Отец Марины покинул ее в январе 1609 года и, неизвестно нам, почему, расстался с нею довольно дурно настроенный против нее. Может быть, уже в то время у воеводы не осталось никаких иллюзий; так, по-видимому, можно заключить из его последующих заявлений. Он распростился с дочерью очень сухо, возвращаясь в Польшу. С тех пор, несмотря на блеск окружающей обстановки, на показное выражение преданности и даже рабской покорности, и поляки, и даже москвитяне обращались с «царицей», в сущности, не лучше, чем Рожинский с царем во время своих ссор. Ян Сапега, всегда вежливый и любезный, охранял свою соотечественницу от частых грубых выходок одних и постоянного презрения других, но любезность самого старосты Усвятского была довольно плохого свойства. Раз как-то он явился к государыне в таком пьяном виде, что, возвращаясь от нее, упал с лошади и довольно сильно расшибся.[334]

Марина жаловалась не только на окружающую ее тяжелую обстановку. В своих письмах к отцу, прося у него «прощения» и благословения, в котором он ей «отказал», уезжая, она умоляла его защитить ее от человека, с которым она согласилась делить ложе и обман. Она писала, что он не оказывает ей «ни уважения, ни любви». А вместе с тем слышались в ее письмах и желания другого рода. В головке этой женщины, честолюбивой до безумия, к самым тяжелым и важным заботам постоянно примешивались пошлые мысли и хлопоты о пустяках. Например, жалуясь в том же письме к отцу на нищету и подробно рассказывая о том, какую нужду приходится ей терпеть, что, если послушать ее, у нее нет даже ящичка, чтобы спрятать туалетные принадлежности, она тут же просила послать ей двадцать аршин черного бархата с цветами на платье. В другой раз она с грустью вспоминает о добром старом времени, когда отец мог у нее поесть великолепной семги и выпивал изрядное число бутылок старого венгерского вина, какого не найти уж в Тушине!

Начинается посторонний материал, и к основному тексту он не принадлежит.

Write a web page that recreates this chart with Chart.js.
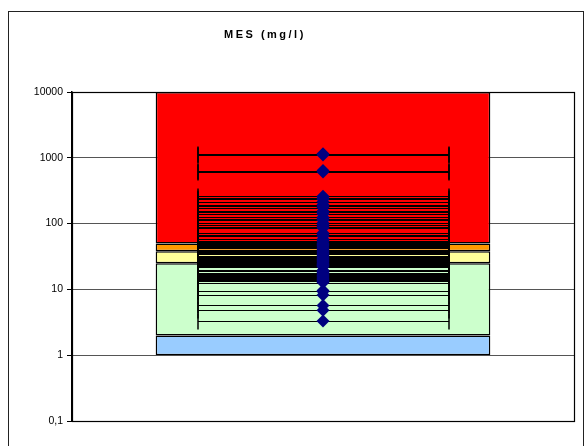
<!DOCTYPE html>
<html><head><meta charset="utf-8">
<script src="https://cdn.jsdelivr.net/npm/chart.js@4/dist/chart.umd.min.js"></script>
<style>html,body{margin:0;padding:0;background:#fff}#wrap{width:586px;height:446px;position:relative}</style>
</head><body><div id="wrap"><canvas id="c" width="586" height="446"></canvas></div>
<script>
const chartTitle = 'MES (mg/l)';
const categories = [''];
const bandNames = ['Très bonne', 'Bonne', 'Passable', 'Mauvaise', 'Très mauvaise'];
const bandLow = [1, 2, 25, 38, 50];
const bandHigh = [2, 25, 38, 50, 10000];
const bandColors = ['#99CCFF', '#CCFFCC', '#FFFF99', '#FF9900', '#FF0000'];
const yTicks = [0.1, 1, 10, 100, 1000, 10000];
const mesX = 1;
const mesXError = 0.5;
const mesValues = [1150, 1100, 640, 610, 260, 245, 235, 215, 195, 185, 175, 155, 148, 140,
  125, 118, 112, 102, 96, 90, 86, 72, 68, 64, 58, 55, 53, 50, 48, 46, 44, 42, 40, 38.5, 37,
  35.5, 34, 32.5, 31, 30, 29, 28, 27, 26, 25, 24.2, 23.5, 22.8, 22, 19.5, 18.8, 18, 17.3,
  16.6, 16, 15.4, 14.8, 14.2, 13.7, 13.2, 12.7, 9.6, 9.3, 8.2, 5.7, 4.8, 3.3];

const datasets = bandLow.map((lo, i) => ({
  type: 'bar', label: bandNames[i], data: [[lo, bandHigh[i]]],
  backgroundColor: bandColors[i], borderColor: '#000', borderWidth: 1.5, borderSkipped: false,
  grouped: false, categoryPercentage: 1, barPercentage: 2 / 3, xAxisID: 'x', order: 2
}));
datasets.push({
  type: 'scatter', label: 'MES', data: mesValues.map(v => ({ x: mesX, y: v })),
  xAxisID: 'x2', pointStyle: 'rectRot', pointRadius: 6.5, pointHoverRadius: 6.5,
  backgroundColor: '#000080', borderColor: '#000080', borderWidth: 0, order: 1, errorX: mesXError
});

const errorBars = {
  id: 'errorBars',
  beforeDatasetDraw(chart, args) {
    const ds = chart.data.datasets[args.index];
    if (ds.errorX === undefined) return;
    const meta = args.meta;
    const xs = chart.scales[meta.xAxisID];
    const ctx = chart.ctx;
    ctx.save();
    ctx.strokeStyle = '#000';
    ctx.lineWidth = 1;
    meta.data.forEach((el, i) => {
      const p = ds.data[i];
      const x0 = Math.round(xs.getPixelForValue(p.x - ds.errorX));
      const x1 = Math.round(xs.getPixelForValue(p.x + ds.errorX));
      const y = Math.round(el.y) + 0.5;
      ctx.beginPath();
      ctx.moveTo(x0, y); ctx.lineTo(x1, y);
      ctx.stroke();
      ctx.beginPath();
      ctx.lineWidth = 1.5;
      ctx.moveTo(x0, y - 8); ctx.lineTo(x0, y + 8);
      ctx.moveTo(x1, y - 8); ctx.lineTo(x1, y + 8);
      ctx.stroke();
      ctx.lineWidth = 1;
    });
    ctx.restore();
  }
};

const frame = {
  id: 'frame',
  beforeDraw(chart) {
    const ctx = chart.ctx;
    ctx.save();
    ctx.fillStyle = '#fff';
    ctx.fillRect(0, 0, chart.width, chart.height);
    ctx.strokeStyle = '#222';
    ctx.lineWidth = 1;
    ctx.strokeRect(8.5, 11.5, 575, 460);
    ctx.fillStyle = '#000';
    ctx.font = 'bold 11px Arial, "Liberation Sans", sans-serif';
    ctx.letterSpacing = '2.5px';
    ctx.textBaseline = 'middle';
    ctx.textAlign = 'left';
    ctx.fillText(chartTitle, 224, 35);
    ctx.restore();
  },
  afterDatasetsDraw(chart) {
    const a = chart.chartArea, ctx = chart.ctx;
    ctx.save();
    ctx.strokeStyle = '#000';
    ctx.lineWidth = 1.2;
    ctx.strokeRect(Math.round(a.left) + 0.5, Math.round(a.top) + 0.5, Math.round(a.right - a.left), Math.round(a.bottom - a.top));
    ctx.restore();
  }
};

new Chart(document.getElementById('c'), {
  type: 'bar',
  data: { labels: categories, datasets },
  plugins: [errorBars, frame],
  options: {
    responsive: false, animation: false, devicePixelRatio: 1,
    layout: { padding: { top: 92, right: 12, bottom: 25, left: 0 } },
    plugins: { legend: { display: false }, tooltip: { enabled: false }, title: { display: false } },
    scales: {
      x: { type: 'category', display: false, offset: true, grid: { display: false } },
      x2: { type: 'linear', display: false, min: 0, max: 2, offset: false, grid: { offset: false } },
      y: {
        type: 'logarithmic', min: 0.1, max: 10000,
        afterBuildTicks: s => { s.ticks = yTicks.map(v => ({ value: v })); },
        afterFit: s => { s.width = 72; },
        ticks: {
          autoSkip: false, color: '#000', padding: 4,
          font: { family: 'Arial, "Liberation Sans", sans-serif', size: 10.5 },
          callback: v => String(v).replace('.', ',')
        },
        grid: { color: '#555', lineWidth: 1, tickLength: 5, tickColor: '#000' },
        border: { color: '#000', width: 1.5 }
      }
    }
  }
});
</script></body></html>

Ее материальная нужда не могла быть такой большой, как она это хотела представить. При своих постоянных жалобах на бедность она нашла возможность послать своим дорогим бернардинцам в Самбор серебряные подсвечники для главного алтаря их церкви. Да и душевное угнетение ее ничуть не мешало ей по всякому поводу отстаивать свои неотъемлемые права и давать отпор в защиту их. Она не умела сознательно отнестись к действительному положению дел, составить себе разумный план и сообразоваться с ним – на это у нее не хватало ума. Загнанная в трагический тупик своим глупым ослеплением, она сумела лишь яростно и неистово биться в нем, неспособная найти из него выход. В своих письмах к отцу она ни разу не забыла прибавить к подписи своей титул. Она писала беспрестанно и ко всем: к папе и к нунцию, к королю и к его сенаторам, представляя им разные доводы, один другого глупее и смехотворнее. Не в состоянии дать кому-либо что-нибудь, а также ожидать от других чего-либо, она, тем не менее, хлопотала невозмутимо, обращаясь ко всем за содействием, делая вид, будто сама придает значение этому. На одном ее письме к папе, сохранившемся в Ватикане, наполненном необычайными обещаниями заботиться о будущности католической религии в Московском государстве, стоит на полях пометка римской курии: «Не требует ответа». Обыкновенно ей не отвечали, но она не смущалась этим и не теряла надежды вплоть до времени полного крушения ее дела.[335]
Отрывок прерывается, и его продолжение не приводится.